THE REQUEST: Print the records below exactly, from the line containing "Write the Plotly.js code for this chart." down to the line containing "const shapes = [];", both lines included, and omit every picture.

RECORD EXTRACTS:
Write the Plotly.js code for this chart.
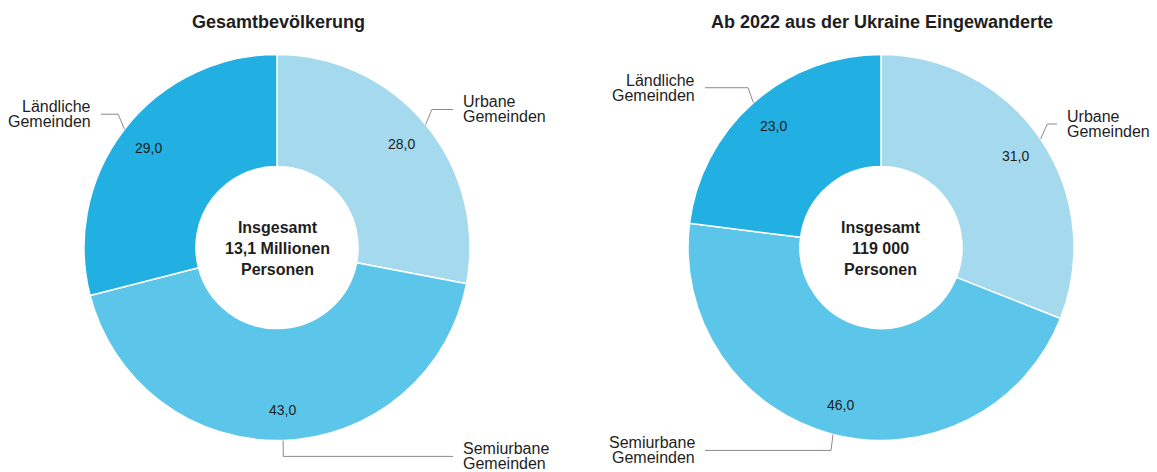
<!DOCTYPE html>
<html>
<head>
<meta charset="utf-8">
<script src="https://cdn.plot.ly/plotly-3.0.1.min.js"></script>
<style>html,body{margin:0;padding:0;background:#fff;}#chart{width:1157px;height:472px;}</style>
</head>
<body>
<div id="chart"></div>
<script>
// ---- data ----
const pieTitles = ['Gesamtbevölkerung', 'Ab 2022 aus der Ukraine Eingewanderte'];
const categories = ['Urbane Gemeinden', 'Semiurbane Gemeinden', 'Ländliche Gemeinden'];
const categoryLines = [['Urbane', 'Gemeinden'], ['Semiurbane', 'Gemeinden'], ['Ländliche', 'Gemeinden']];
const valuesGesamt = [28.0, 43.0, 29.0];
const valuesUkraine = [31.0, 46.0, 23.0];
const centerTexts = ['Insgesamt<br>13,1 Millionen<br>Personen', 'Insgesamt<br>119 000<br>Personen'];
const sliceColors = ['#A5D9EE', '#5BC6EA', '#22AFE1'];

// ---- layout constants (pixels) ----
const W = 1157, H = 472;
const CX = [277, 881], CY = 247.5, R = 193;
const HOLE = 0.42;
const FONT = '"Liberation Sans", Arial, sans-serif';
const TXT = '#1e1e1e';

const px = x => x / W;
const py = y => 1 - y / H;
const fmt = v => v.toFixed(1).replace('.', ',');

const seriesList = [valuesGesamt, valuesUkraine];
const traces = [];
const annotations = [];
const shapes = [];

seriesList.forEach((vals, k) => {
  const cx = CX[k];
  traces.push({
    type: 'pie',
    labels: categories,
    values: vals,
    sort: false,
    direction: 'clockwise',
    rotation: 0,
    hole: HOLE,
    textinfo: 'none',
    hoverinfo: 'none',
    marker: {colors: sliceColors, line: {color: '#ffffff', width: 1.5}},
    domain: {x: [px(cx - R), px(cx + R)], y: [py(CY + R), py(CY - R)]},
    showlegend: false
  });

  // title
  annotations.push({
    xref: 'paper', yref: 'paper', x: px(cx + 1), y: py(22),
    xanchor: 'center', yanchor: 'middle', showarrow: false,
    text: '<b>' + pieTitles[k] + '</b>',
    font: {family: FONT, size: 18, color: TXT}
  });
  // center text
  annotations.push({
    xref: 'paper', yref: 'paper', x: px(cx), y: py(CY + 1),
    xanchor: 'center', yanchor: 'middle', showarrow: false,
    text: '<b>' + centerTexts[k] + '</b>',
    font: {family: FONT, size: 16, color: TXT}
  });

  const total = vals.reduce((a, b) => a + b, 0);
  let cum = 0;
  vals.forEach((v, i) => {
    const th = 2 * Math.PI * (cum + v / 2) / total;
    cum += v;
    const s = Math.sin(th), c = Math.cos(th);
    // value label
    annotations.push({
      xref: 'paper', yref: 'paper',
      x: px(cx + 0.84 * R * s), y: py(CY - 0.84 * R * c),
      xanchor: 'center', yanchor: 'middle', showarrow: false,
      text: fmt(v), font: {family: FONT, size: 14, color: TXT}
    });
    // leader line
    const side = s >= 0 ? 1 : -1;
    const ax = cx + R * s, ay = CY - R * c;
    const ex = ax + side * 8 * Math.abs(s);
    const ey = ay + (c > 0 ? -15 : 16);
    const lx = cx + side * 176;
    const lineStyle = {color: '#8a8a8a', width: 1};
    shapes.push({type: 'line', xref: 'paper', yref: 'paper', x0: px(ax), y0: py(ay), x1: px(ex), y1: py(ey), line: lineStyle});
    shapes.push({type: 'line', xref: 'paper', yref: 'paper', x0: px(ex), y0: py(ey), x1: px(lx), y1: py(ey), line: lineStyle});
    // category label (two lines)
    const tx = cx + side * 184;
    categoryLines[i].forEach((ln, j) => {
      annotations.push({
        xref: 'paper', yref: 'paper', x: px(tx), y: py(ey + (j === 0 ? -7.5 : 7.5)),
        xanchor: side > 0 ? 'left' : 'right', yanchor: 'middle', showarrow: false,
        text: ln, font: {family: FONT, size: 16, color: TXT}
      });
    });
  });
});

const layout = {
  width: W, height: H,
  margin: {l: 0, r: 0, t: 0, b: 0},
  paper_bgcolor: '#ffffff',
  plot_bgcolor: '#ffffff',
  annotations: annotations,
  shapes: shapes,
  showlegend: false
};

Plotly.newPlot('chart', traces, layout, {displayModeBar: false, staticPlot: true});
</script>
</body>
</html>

---

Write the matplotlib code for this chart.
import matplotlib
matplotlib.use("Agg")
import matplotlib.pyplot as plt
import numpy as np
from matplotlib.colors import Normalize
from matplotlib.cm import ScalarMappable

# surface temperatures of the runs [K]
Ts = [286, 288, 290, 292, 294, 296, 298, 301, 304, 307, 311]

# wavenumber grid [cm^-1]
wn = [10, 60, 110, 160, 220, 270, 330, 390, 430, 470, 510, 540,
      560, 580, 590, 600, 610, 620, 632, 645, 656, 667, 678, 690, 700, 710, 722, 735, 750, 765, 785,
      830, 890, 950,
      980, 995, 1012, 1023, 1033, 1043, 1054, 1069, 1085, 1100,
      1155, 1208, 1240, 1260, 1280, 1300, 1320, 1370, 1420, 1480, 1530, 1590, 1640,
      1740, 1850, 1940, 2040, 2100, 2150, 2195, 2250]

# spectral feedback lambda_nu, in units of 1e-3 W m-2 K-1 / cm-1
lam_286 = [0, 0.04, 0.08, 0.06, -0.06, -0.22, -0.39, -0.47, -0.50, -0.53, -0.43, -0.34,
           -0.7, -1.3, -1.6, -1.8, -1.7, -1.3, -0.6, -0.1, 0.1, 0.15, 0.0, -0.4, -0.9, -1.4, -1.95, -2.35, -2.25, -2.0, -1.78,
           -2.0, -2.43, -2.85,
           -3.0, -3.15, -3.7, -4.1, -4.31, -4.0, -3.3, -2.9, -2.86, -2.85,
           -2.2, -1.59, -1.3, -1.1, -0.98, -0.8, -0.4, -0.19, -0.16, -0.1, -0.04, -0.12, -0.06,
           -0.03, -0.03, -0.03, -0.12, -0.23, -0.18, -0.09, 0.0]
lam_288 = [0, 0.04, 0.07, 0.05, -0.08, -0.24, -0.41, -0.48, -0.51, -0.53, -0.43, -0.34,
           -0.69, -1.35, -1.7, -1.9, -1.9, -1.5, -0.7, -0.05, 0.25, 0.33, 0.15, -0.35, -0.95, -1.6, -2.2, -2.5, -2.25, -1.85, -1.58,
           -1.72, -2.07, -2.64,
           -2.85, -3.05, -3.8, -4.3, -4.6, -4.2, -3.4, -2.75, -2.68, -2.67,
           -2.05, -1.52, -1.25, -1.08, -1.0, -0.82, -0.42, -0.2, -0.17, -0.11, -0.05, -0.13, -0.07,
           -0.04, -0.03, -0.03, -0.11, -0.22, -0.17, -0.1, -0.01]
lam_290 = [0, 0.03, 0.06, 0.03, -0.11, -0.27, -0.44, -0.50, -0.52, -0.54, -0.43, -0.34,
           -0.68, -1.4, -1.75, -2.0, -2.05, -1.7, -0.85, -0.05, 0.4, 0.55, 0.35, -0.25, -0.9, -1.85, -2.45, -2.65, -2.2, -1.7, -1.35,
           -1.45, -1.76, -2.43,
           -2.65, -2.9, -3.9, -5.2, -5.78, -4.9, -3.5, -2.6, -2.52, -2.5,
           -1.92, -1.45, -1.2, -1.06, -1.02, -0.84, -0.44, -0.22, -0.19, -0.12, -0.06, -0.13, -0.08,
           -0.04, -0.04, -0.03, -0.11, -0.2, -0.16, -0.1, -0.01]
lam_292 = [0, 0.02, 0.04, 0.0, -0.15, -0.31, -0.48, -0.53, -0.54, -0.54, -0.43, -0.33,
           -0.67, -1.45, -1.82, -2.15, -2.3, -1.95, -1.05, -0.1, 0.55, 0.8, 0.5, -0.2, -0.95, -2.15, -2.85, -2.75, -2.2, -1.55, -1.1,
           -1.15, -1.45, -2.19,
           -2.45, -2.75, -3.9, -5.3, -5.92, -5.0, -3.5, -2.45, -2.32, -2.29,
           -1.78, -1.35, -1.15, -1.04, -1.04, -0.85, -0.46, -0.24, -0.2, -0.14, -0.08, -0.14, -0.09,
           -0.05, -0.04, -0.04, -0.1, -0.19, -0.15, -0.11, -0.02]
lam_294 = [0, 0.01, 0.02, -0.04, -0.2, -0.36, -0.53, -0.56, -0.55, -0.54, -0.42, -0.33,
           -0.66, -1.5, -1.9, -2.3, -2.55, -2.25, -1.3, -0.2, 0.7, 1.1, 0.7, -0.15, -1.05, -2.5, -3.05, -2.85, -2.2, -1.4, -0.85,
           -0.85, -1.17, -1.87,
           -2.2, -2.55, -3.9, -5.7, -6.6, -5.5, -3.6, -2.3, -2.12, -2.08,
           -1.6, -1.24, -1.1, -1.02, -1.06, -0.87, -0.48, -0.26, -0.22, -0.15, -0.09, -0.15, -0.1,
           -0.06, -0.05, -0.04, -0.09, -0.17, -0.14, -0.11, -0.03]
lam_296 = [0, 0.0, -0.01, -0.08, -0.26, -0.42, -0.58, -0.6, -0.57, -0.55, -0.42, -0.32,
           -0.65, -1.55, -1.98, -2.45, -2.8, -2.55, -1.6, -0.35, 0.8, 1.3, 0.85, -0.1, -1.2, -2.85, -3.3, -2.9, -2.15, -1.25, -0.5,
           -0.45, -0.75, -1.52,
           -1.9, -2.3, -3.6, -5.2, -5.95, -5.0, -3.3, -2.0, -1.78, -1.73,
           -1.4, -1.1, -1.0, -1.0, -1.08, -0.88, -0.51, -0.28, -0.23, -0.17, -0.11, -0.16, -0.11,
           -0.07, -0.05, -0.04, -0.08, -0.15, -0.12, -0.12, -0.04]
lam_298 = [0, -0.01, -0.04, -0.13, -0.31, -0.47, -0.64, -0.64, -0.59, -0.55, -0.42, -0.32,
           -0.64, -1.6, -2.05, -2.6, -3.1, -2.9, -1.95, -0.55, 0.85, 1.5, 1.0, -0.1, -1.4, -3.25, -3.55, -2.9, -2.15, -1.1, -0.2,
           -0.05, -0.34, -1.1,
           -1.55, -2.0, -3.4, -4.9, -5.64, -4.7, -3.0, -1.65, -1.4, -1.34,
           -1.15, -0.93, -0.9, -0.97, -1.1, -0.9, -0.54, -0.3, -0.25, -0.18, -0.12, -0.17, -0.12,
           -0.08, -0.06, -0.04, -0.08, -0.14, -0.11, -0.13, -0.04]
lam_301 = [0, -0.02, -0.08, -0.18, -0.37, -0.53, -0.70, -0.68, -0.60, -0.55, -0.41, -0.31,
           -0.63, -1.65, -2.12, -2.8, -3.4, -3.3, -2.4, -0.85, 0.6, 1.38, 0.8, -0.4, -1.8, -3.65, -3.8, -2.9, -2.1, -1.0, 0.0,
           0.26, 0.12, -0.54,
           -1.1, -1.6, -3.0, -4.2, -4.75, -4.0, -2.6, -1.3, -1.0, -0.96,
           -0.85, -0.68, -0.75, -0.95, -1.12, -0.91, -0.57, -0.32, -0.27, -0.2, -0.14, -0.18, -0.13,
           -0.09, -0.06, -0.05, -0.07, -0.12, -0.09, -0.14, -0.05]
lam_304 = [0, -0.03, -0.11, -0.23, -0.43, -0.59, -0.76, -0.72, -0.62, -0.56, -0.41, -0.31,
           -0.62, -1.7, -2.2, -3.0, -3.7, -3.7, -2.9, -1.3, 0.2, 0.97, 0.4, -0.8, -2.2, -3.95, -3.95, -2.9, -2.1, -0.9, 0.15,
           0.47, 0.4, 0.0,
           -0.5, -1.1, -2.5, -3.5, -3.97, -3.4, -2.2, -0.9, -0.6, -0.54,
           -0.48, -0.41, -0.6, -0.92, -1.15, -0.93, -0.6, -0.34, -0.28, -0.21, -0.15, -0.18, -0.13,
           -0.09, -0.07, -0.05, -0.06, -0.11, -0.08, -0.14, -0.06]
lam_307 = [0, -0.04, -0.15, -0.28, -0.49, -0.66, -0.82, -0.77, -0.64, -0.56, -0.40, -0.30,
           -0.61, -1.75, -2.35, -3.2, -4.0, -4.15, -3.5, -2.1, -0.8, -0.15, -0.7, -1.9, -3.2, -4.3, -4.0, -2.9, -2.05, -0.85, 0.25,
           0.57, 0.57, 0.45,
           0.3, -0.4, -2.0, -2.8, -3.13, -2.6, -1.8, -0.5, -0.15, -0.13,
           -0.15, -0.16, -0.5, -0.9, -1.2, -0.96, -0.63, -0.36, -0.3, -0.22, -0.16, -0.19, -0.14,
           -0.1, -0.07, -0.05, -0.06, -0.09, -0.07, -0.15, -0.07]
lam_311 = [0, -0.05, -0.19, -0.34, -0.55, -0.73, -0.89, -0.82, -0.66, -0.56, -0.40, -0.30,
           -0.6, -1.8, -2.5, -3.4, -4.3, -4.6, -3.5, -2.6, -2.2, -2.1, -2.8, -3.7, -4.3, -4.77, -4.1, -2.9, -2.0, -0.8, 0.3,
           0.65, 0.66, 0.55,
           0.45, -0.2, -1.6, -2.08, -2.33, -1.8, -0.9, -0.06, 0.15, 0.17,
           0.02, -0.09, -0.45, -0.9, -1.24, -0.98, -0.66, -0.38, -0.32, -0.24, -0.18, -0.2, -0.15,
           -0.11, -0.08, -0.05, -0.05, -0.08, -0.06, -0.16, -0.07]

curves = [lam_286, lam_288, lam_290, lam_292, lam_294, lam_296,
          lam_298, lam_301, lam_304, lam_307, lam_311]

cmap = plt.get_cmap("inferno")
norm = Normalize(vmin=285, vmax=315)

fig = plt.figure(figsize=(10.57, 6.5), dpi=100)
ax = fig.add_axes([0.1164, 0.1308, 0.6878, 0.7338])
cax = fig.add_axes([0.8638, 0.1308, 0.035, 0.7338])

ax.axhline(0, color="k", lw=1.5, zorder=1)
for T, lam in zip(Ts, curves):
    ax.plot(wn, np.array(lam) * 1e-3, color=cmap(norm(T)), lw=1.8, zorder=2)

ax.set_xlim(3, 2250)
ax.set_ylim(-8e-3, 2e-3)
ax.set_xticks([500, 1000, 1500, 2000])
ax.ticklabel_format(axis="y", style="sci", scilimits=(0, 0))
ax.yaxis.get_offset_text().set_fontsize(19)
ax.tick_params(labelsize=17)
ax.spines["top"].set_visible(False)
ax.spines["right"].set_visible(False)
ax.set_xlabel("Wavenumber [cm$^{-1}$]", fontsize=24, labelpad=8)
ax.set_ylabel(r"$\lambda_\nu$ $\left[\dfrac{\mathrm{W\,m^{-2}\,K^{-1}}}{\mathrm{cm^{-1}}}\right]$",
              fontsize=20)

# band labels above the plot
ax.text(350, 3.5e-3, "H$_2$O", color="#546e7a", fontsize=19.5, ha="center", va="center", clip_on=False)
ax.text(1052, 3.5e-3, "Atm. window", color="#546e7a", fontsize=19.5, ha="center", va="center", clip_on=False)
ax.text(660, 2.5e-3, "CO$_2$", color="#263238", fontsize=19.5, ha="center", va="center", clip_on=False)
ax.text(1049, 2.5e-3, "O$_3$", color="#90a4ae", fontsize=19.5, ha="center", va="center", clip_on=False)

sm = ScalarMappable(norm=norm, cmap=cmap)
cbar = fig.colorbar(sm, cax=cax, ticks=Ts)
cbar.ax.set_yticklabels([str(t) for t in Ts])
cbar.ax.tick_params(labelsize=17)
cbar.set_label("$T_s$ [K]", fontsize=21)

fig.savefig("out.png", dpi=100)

ANSWER FOR THE TASK:
Write the Plotly.js code for this chart.
<!DOCTYPE html>
<html>
<head>
<meta charset="utf-8">
<script src="https://cdn.plot.ly/plotly-3.0.1.min.js"></script>
<style>html,body{margin:0;padding:0;background:#fff;}#chart{width:1157px;height:472px;}</style>
</head>
<body>
<div id="chart"></div>
<script>
// ---- data ----
const pieTitles = ['Gesamtbevölkerung', 'Ab 2022 aus der Ukraine Eingewanderte'];
const categories = ['Urbane Gemeinden', 'Semiurbane Gemeinden', 'Ländliche Gemeinden'];
const categoryLines = [['Urbane', 'Gemeinden'], ['Semiurbane', 'Gemeinden'], ['Ländliche', 'Gemeinden']];
const valuesGesamt = [28.0, 43.0, 29.0];
const valuesUkraine = [31.0, 46.0, 23.0];
const centerTexts = ['Insgesamt<br>13,1 Millionen<br>Personen', 'Insgesamt<br>119 000<br>Personen'];
const sliceColors = ['#A5D9EE', '#5BC6EA', '#22AFE1'];

// ---- layout constants (pixels) ----
const W = 1157, H = 472;
const CX = [277, 881], CY = 247.5, R = 193;
const HOLE = 0.42;
const FONT = '"Liberation Sans", Arial, sans-serif';
const TXT = '#1e1e1e';

const px = x => x / W;
const py = y => 1 - y / H;
const fmt = v => v.toFixed(1).replace('.', ',');

const seriesList = [valuesGesamt, valuesUkraine];
const traces = [];
const annotations = [];
const shapes = [];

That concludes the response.